STATED EXERCISE: Which lines hold the word "with"? Copy each of them.
___ MATERIAL TO PROCESS ___
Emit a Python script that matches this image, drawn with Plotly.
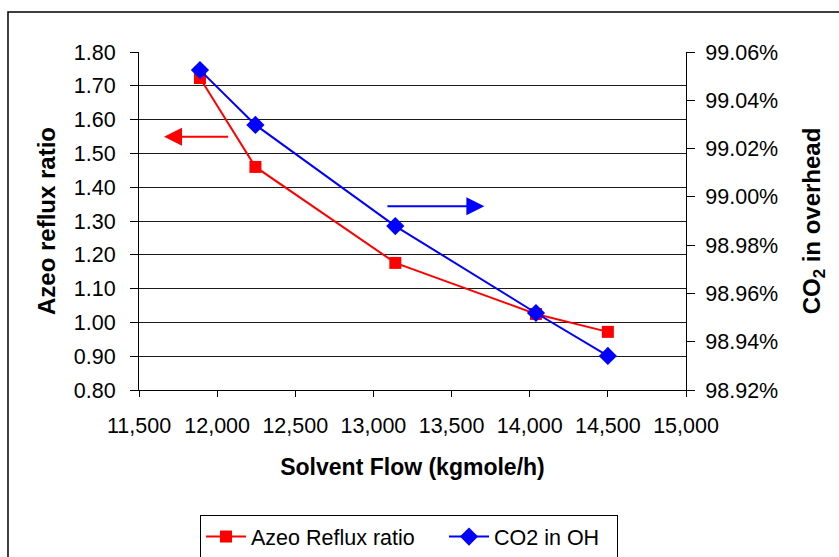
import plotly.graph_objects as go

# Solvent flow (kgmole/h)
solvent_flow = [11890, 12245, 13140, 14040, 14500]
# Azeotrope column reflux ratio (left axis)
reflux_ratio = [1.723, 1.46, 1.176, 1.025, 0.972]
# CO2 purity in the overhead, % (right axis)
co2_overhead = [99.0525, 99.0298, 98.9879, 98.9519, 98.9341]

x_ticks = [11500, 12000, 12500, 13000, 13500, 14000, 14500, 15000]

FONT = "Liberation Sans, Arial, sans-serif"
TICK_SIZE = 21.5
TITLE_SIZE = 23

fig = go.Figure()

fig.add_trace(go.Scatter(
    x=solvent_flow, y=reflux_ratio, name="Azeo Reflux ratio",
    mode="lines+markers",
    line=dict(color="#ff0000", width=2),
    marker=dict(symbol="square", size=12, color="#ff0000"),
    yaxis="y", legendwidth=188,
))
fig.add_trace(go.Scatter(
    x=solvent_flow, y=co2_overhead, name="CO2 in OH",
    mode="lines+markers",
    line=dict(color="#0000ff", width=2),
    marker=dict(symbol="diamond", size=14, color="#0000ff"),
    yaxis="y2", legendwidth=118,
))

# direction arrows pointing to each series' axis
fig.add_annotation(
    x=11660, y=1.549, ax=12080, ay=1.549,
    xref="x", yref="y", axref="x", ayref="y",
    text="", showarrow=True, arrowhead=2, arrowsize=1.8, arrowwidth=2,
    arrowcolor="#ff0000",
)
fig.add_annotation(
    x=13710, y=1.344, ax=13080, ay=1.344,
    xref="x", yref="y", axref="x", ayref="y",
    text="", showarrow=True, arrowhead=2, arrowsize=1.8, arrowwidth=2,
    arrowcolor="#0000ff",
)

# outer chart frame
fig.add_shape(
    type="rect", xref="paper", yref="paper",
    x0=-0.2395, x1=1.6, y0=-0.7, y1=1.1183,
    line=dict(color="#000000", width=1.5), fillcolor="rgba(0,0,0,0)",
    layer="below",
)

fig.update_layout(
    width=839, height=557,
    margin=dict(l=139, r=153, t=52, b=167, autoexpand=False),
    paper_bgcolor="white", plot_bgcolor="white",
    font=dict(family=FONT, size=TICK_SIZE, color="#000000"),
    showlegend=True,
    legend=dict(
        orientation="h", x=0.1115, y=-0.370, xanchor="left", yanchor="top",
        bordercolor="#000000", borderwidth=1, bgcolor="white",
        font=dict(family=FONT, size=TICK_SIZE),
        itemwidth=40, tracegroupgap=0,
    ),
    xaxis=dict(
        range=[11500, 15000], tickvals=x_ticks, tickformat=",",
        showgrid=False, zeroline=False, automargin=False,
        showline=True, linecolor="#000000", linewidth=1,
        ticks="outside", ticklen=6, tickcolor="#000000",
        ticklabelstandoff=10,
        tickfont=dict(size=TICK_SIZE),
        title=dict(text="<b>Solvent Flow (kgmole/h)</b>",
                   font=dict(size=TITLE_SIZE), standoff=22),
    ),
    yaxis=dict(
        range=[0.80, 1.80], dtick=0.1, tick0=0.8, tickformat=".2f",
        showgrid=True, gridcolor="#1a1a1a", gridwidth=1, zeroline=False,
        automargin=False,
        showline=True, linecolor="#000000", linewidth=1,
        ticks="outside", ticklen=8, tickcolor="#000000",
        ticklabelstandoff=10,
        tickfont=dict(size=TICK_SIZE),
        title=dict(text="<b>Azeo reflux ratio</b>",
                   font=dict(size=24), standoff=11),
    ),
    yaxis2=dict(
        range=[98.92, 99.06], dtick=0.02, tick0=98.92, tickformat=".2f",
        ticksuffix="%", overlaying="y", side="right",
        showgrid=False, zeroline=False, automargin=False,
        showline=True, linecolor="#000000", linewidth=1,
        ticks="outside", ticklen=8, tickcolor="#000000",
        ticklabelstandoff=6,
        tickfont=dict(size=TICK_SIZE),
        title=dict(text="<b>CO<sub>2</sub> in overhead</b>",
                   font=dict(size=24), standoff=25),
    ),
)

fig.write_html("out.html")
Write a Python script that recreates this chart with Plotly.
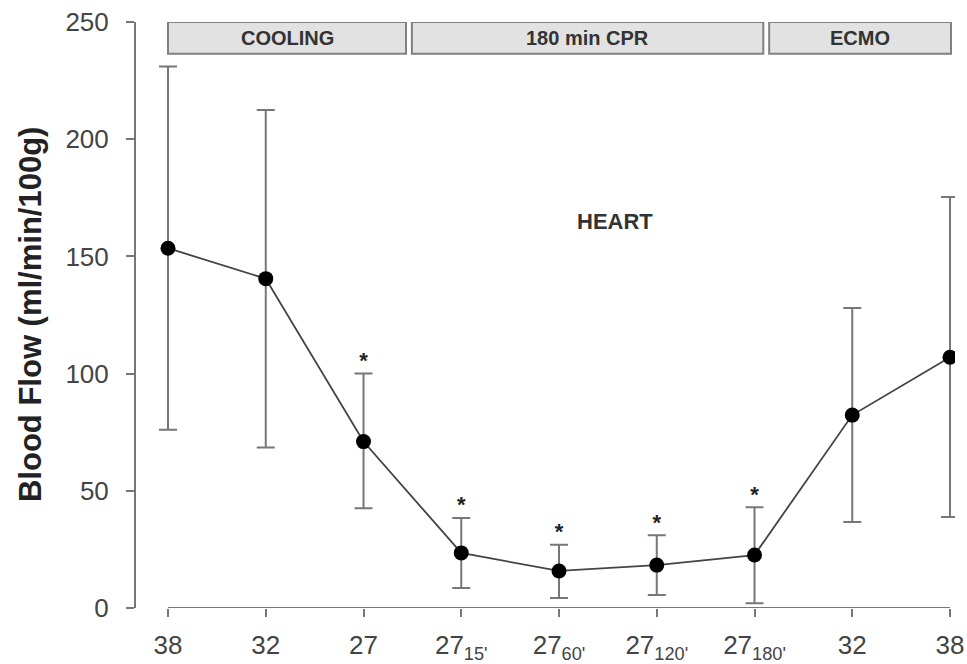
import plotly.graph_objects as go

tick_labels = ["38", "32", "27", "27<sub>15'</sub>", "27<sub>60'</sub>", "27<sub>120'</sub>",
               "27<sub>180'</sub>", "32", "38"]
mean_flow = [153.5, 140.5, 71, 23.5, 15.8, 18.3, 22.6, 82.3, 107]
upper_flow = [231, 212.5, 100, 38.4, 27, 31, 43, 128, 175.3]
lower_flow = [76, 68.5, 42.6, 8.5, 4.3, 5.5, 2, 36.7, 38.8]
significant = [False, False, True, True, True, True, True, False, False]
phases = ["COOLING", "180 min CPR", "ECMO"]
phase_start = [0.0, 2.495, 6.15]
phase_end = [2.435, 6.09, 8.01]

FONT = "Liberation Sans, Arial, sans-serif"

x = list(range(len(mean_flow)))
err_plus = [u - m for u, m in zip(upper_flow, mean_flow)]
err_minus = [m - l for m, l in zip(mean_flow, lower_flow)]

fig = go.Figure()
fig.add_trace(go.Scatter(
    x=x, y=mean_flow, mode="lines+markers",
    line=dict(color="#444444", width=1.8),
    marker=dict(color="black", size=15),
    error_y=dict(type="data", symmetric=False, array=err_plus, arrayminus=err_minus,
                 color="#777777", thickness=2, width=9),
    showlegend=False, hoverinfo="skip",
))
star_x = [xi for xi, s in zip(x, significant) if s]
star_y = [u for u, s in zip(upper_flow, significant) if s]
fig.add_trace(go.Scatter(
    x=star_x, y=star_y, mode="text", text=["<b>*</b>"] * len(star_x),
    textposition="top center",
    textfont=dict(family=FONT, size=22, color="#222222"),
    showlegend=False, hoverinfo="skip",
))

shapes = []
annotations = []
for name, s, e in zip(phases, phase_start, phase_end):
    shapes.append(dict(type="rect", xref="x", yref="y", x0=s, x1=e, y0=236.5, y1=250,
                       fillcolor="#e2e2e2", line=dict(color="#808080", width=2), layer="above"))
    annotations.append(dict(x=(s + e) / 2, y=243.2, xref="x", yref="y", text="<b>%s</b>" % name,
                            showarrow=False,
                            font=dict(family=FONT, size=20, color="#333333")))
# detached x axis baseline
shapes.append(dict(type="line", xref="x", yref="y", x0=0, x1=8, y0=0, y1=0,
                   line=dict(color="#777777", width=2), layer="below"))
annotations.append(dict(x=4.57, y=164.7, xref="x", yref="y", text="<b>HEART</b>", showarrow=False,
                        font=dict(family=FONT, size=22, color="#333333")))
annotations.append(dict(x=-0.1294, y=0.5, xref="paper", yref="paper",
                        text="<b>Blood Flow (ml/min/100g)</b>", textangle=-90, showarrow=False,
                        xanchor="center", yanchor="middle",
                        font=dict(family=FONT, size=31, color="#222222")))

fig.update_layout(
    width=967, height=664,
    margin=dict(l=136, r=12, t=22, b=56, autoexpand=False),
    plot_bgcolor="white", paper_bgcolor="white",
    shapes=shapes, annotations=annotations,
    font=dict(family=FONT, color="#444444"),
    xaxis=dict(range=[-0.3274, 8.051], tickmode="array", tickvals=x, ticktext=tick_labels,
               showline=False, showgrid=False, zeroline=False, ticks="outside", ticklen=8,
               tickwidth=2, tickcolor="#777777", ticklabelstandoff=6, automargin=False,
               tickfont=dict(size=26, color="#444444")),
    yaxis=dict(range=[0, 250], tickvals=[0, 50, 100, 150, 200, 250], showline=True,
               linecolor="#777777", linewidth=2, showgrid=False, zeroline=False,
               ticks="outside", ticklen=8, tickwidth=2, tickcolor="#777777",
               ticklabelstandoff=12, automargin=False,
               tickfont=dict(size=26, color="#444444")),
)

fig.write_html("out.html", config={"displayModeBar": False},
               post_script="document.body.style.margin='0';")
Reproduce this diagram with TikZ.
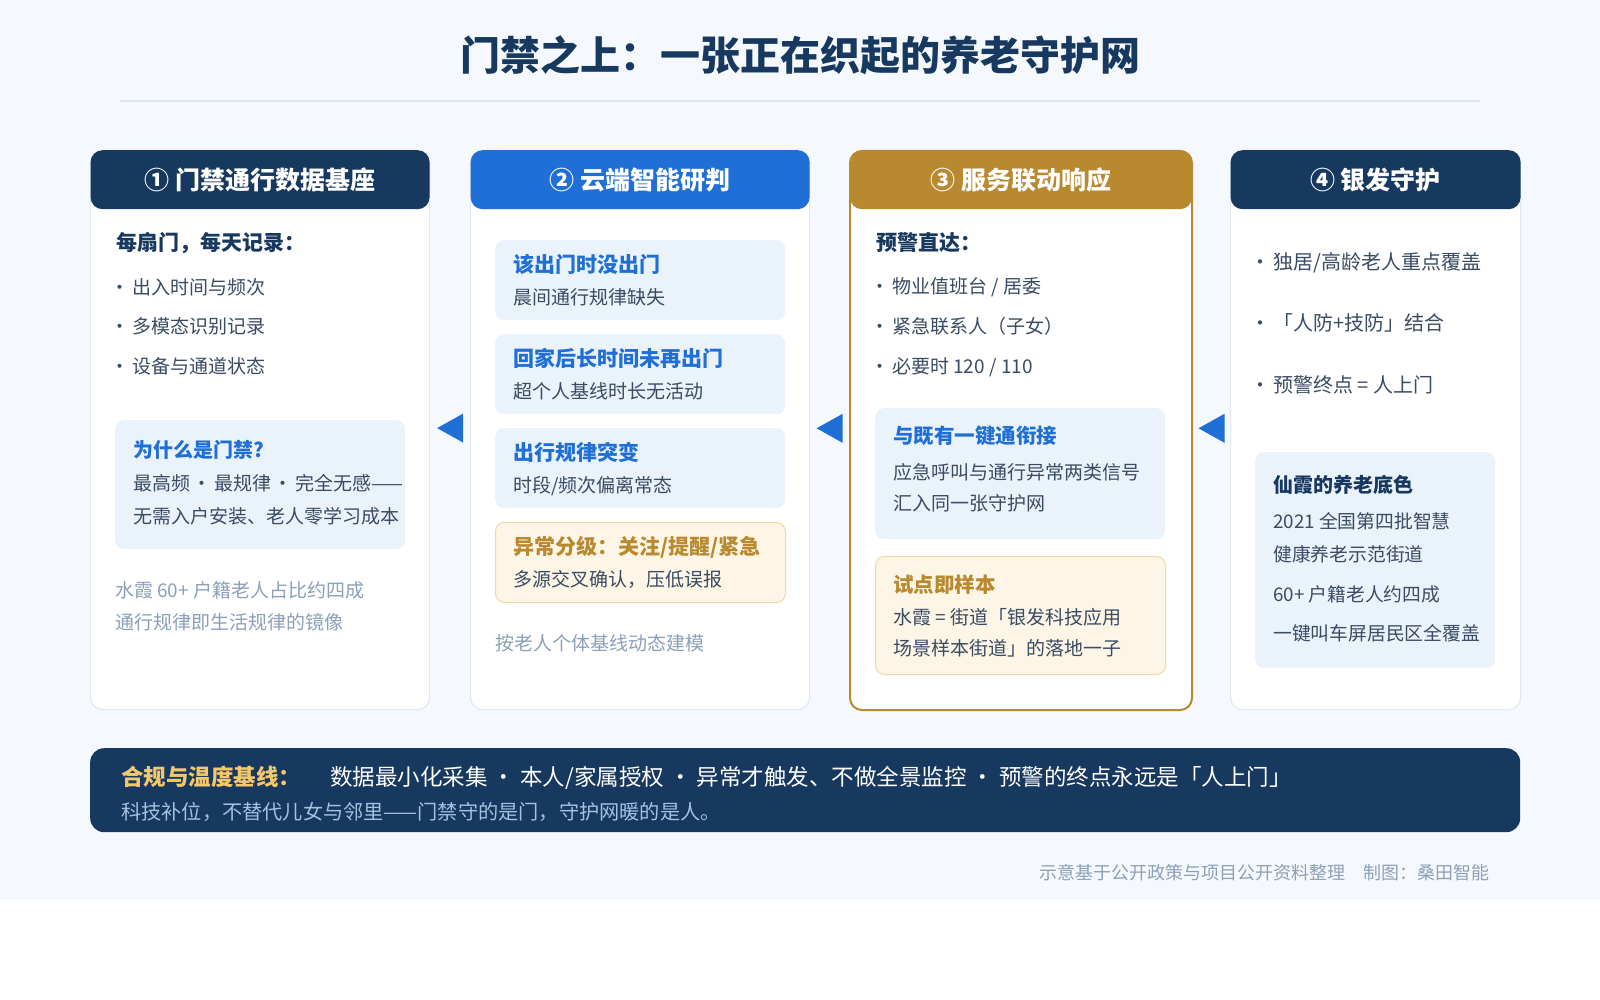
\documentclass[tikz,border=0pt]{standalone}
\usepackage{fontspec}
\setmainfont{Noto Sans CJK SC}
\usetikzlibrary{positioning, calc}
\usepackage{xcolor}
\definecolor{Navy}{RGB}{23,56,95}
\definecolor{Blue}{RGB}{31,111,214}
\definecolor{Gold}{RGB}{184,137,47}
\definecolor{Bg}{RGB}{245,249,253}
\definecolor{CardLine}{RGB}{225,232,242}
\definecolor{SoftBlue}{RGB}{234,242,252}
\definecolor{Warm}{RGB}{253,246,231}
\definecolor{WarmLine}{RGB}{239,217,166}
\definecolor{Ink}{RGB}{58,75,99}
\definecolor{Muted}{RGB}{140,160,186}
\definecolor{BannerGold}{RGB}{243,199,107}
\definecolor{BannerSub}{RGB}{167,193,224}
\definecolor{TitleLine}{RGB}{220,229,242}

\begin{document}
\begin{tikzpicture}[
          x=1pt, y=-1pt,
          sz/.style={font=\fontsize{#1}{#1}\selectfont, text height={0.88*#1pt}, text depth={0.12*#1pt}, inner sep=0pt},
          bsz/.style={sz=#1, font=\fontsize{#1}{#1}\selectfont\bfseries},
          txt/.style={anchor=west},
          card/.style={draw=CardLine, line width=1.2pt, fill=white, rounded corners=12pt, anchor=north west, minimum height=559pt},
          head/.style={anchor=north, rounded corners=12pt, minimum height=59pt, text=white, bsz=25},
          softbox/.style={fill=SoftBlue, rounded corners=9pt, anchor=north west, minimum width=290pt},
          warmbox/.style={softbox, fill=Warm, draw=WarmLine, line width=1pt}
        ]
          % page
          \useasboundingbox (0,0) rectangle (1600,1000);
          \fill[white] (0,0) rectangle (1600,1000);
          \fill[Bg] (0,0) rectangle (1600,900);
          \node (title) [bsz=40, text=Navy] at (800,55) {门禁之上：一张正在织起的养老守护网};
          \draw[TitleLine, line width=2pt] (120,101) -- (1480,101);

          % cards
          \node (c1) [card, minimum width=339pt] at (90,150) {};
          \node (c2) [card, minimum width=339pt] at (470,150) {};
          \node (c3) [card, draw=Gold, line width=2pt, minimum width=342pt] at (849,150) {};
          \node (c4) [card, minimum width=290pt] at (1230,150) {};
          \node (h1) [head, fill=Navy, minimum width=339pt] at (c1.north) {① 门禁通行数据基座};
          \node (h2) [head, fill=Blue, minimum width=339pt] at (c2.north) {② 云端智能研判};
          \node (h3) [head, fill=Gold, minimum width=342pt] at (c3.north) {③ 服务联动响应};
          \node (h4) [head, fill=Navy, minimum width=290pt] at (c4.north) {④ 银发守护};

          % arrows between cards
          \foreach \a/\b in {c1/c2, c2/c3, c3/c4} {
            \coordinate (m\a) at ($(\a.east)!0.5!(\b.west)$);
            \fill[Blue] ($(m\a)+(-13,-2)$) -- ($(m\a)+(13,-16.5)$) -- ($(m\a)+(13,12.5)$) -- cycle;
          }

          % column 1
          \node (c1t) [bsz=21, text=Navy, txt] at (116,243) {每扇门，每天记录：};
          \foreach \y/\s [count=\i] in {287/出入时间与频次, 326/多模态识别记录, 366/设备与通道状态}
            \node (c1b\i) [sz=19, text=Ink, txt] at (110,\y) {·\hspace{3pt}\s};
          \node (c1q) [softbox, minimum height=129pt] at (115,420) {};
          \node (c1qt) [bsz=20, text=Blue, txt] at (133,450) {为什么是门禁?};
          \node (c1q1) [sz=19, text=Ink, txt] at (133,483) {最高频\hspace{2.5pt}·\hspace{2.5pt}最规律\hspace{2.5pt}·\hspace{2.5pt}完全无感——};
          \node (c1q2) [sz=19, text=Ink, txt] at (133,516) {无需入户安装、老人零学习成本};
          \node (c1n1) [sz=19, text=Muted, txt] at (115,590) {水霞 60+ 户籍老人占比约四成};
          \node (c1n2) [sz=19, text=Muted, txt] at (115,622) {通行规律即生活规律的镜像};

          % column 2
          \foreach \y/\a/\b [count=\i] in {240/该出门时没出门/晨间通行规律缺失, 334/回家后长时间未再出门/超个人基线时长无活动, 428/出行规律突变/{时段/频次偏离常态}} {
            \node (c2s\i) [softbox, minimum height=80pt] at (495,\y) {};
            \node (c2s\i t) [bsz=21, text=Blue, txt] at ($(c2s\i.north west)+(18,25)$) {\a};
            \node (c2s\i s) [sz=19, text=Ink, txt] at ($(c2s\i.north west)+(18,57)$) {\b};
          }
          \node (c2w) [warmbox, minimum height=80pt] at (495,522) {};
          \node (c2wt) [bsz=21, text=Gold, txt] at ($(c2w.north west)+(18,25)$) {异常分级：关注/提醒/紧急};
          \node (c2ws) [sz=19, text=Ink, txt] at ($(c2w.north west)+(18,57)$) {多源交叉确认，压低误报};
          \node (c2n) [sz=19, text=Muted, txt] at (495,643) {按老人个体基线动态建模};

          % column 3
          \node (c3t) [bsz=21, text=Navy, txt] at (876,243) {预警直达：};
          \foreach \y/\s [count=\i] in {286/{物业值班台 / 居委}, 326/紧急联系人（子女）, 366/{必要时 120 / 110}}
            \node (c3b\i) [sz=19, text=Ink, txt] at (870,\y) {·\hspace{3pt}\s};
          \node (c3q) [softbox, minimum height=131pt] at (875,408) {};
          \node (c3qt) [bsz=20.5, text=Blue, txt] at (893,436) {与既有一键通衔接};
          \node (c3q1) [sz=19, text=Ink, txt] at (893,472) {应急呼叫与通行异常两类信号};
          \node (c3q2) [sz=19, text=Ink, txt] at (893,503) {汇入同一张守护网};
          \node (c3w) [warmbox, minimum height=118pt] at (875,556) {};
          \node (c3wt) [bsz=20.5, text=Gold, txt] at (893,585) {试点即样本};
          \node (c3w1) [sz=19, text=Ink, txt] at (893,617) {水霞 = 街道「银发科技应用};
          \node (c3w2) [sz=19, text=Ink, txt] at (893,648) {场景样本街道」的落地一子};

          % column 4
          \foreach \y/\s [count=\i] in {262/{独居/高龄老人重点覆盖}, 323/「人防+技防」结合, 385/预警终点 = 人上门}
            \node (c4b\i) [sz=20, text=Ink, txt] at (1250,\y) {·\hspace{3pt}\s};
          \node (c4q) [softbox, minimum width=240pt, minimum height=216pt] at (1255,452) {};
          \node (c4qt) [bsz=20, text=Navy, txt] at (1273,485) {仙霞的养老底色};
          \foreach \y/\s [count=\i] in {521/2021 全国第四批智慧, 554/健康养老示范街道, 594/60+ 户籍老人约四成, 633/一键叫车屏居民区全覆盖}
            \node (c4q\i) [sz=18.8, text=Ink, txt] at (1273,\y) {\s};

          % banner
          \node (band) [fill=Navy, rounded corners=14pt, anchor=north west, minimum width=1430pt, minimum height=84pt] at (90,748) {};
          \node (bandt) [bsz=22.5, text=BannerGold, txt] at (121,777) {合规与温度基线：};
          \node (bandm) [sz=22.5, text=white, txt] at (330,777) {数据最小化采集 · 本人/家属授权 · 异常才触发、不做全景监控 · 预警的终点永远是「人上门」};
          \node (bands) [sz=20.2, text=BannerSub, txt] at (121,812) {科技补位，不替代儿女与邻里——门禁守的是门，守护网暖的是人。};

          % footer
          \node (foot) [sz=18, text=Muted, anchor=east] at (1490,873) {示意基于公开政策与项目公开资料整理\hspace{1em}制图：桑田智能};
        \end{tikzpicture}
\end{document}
___
TASK OUTPUT:
Emit a Python script that matches this image, drawn with Plotly.
Write a Python script that recreates this chart with Plotly.
Reproduce this diagram with TikZ.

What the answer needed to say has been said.